The CO model sea ice cycle is too strong relative to observations, in part because of the inadvertent use of an overly large ice drag coefficient (Weatherly et al. 1998), with the equivalent of over 3 m yr⁻¹ freshwater loss in the Antarctic zonal mean (Fig. 4). The resulting brine rejection drives sporadic coastal convection and persistent deep winter mixing in the eastern Ross and Weddell Seas (Fig. 13). Deep convection is also observed in the Arctic associated with the coastal ice formation regions.

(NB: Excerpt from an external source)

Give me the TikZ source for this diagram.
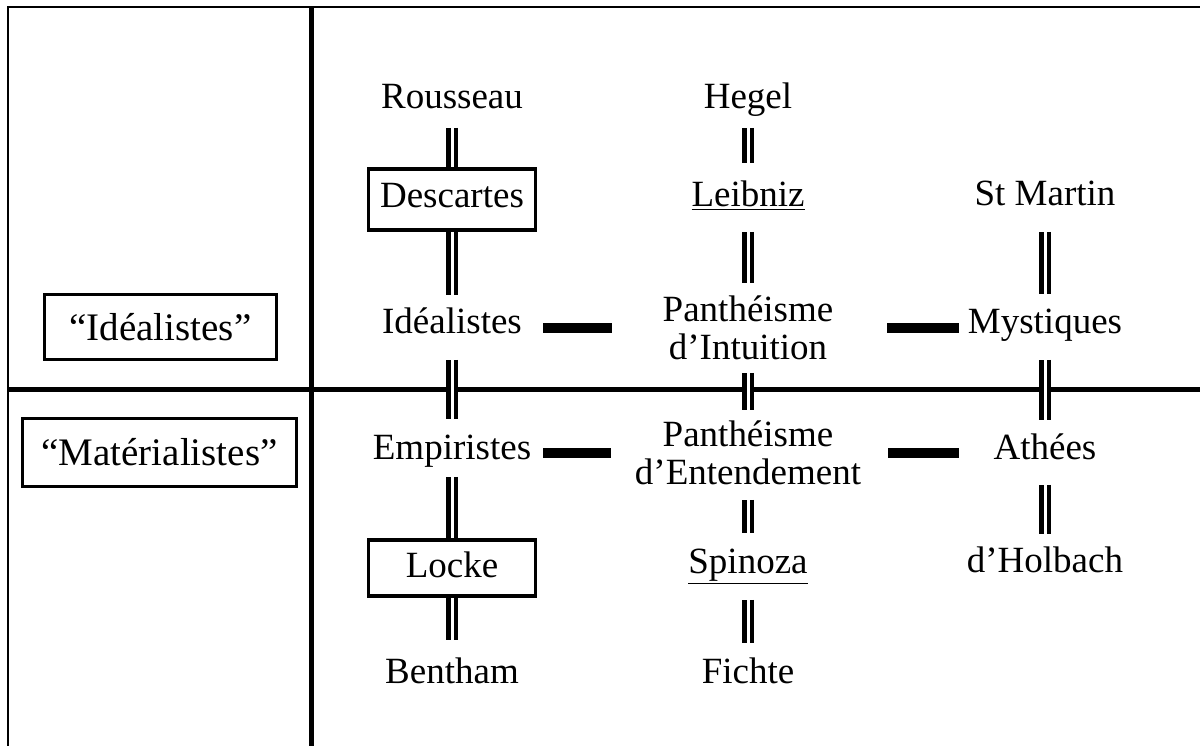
\documentclass[tikz,border=0pt]{standalone}
\usepackage{fontspec}
\setmainfont{Liberation Serif}
\usepackage{xcolor}
\usepackage{tikz}
\definecolor{inkline}{gray}{0}

\begin{document}
\begin{tikzpicture}[x=1pt,y=1pt,
  lbl/.style={anchor=base,inner sep=0pt,font=\fontsize{37}{38}\selectfont},
  twoline/.style={align=center,inner sep=0pt,font=\fontsize{37}{38}\selectfont},
  boxed/.style={draw=inkline,line width=3.8pt,inner sep=0pt,
    font=\fontsize{37}{38}\selectfont},
  sidebox/.style={boxed,font=\fontsize{39}{40}\selectfont},
  dbar/.style={draw=inkline,double=white,line width=4.2pt,double distance=3pt},
  hbar/.style={draw=inkline,line width=10pt}]
  \useasboundingbox (0,0) rectangle (1200,746);
  \fill[white] (0,0) rectangle (1200,746);

  % frame and dividers
  \draw[inkline,line width=2.6pt] (8,0) -- (8,739) -- (1200,739);
  \draw[inkline,line width=4.6pt] (311.5,0) -- (311.5,740);
  \draw[inkline,line width=4.6pt] (8,356.5) -- (1200,356.5);

  \node[sidebox,minimum width=232,minimum height=65] (labidea) at (160.5,419)
    {“Idéalistes”};
  \node[sidebox,minimum width=274,minimum height=68] (labmat) at (159.5,293.5)
    {“Matérialistes”};

  \node[lbl] (rousseau) at (452,637) {Rousseau};
  \node[lbl] (hegel) at (748,637) {Hegel};

  \node[boxed,anchor=base,minimum width=167,text height=39.2pt,
    text depth=22.2pt] (descartes) at (452,538) {Descartes};
  \node[lbl] (leibniz) at (748,539) {\underline{Leibniz}};
  \node[lbl] (stmartin) at (1045,540) {St Martin};

  \node[lbl] (idealistes) at (452,412) {Idéalistes};
  \node[twoline] (intuition) at (748,418) {Panthéisme\\d’Intuition};
  \node[lbl] (mystiques) at (1045,412) {Mystiques};

  \node[lbl] (empiristes) at (452,286) {Empiristes};
  \node[twoline] (entendement) at (748,293) {Panthéisme\\d’Entendement};
  \node[lbl] (athees) at (1045,286) {Athées};

  \node[boxed,anchor=base,minimum width=167,text height=38.2pt,
    text depth=18.2pt] (locke) at (452,168) {Locke};
  \node[lbl] (spinoza) at (748,172) {\underline{Spinoza}};
  \node[lbl] (holbach) at (1045,173) {d’Holbach};

  \node[lbl] (bentham) at (452,62) {Bentham};
  \node[lbl] (fichte) at (748,62) {Fichte};

  % double links down each column
  \foreach \a/\b/\s/\e in {
    rousseau.base/descartes.north/19/0, descartes.south/idealistes.base/0/39,
    idealistes.base/empiristes.base/26/41, empiristes.base/locke.north/17/0,
    locke.south/bentham.base/0/44,
    hegel.base/leibniz.base/19/44, leibniz.base/intuition.center/25/45,
    intuition.center/entendement.center/45/43,
    entendement.center/spinoza.base/47/41, spinoza.base/fichte.base/26/41,
    stmartin.base/mystiques.base/26/40, mystiques.base/athees.base/26/40,
    athees.base/holbach.base/25/39} {
    \draw[dbar,shorten <=\s pt,shorten >=\e pt] (\a) -- (\b);
  }

  % thick links across each row
  \foreach \a/\b/\r/\s/\e in {
    idealistes/intuition/intuition/91/136, intuition/mystiques/intuition/139/86,
    empiristes/entendement/entendement/91/137,
    entendement/athees/entendement/140/86} {
    \draw[hbar,shorten <=\s pt,shorten >=\e pt]
      (\a.center |- \r.center) -- (\b.center |- \r.center);
  }
\end{tikzpicture}
\end{document}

The North Atlantic sea-ice distribution extends too far south and east relative to observations, and the excessive meltwater input (Fig. 4) tends to suppress convection in the western subpolar gyre.

A broad region of net annual cooling and freshwater input is observed along the upper return path of the thermohaline circulation in the subpolar North Atlantic and Labrador Sea, with a minor Nordic Seas branch (2–3 Sv) (Gent et al. 1998) associated with the northward advection and cooling of Atlantic surface water in the Norwegian Sea. The CO production of North Atlantic Deep Water is about 25 Sv over the range σ_θ 27.6–28.1 kg m⁻³ (Fig. 11), with an additional 15 Sv of very dense water (σ_θ 28.5–28.7 kg m⁻³) from coastal and Arctic ice formation, much stronger than observational estimates. The Arctic solution is further degraded by the collapse of the Arctic halocline (Fig. 9) due to the absence of high-latitude river inflow (Boville and Gent 1998).

The UN formation rate is about 20 Sv with the deepest convection collocated with a region of large, negative net annual heat flux in the Labrador Sea. The overturning is close to observational estimates (Gent et al. 1997), but there is little Atlantic surface inflow or net water-mass formation in the Nordic Seas marked by too cold SSTs and weak cooling along the Norwegian coast. The strong under-ice restoring and zonal Fourier filtering combine to produce large-scale freshwater fluxes of alternating sign in the Arctic (Figs. 4 and 8) that, however, tend to cancel out over the basin mean (Fig. 13). The deep Arctic ventilation south of Spitsbergen is disconnected from the main thermohaline cell, and the large heat and freshwater fluxes along the east Greenland coast (Fig. 8) are associated with the strong under-ice restoring term and the model’s inability to represent the narrow outflow current of cold, fresh Arctic water.

The CO Southern Ocean surface waters are slightly cooler and significantly saltier than STR and Levitus (1982) along the coast and warmer (1.0°–2.5°) and fresher (0.5 psu) offshore (Fig. 9). The combination of more saline coastal water and stronger haline forcing generates nearly 15 Sv of dense Antarctic Bottom Water (σ_θ 28.0–28.2 kg m⁻³; Fig. 13), compared with 3–5 Sv in the real ocean, and is a major contributor to the CSM’s deep-ocean drift (Bryan 1998). Deep water formation in the UN model is isolated to the central Weddell Sea and to a lesser degree the Ross Sea and is supported by a negative net annual heat freshwater losses from the under-ice restoring terms. Only about 4 Sv of a less dense Antarctic Bottom Water (σ_θ 27.7–28.0 kg m⁻³) are formed in the UN model, closer to the observational estimates.

There is an indication of 1–2 Sv of intermediate water formation near 26.8–27.3σ_θ kg m⁻³ by haline processes in the CO North Pacific (Fig. 10). The central Bering Sea is a site of net cooling in both model solutions and the NCEP-STR climatology, but the cause appears to differ. The cooling region in the CO model is located in the central Bering Sea in the ice-melt zone, while a narrow, coastal feature is observed in the UN and NCEP-STR fields abutting the Siberian coast related to cold, dry surface air in the NCEP data.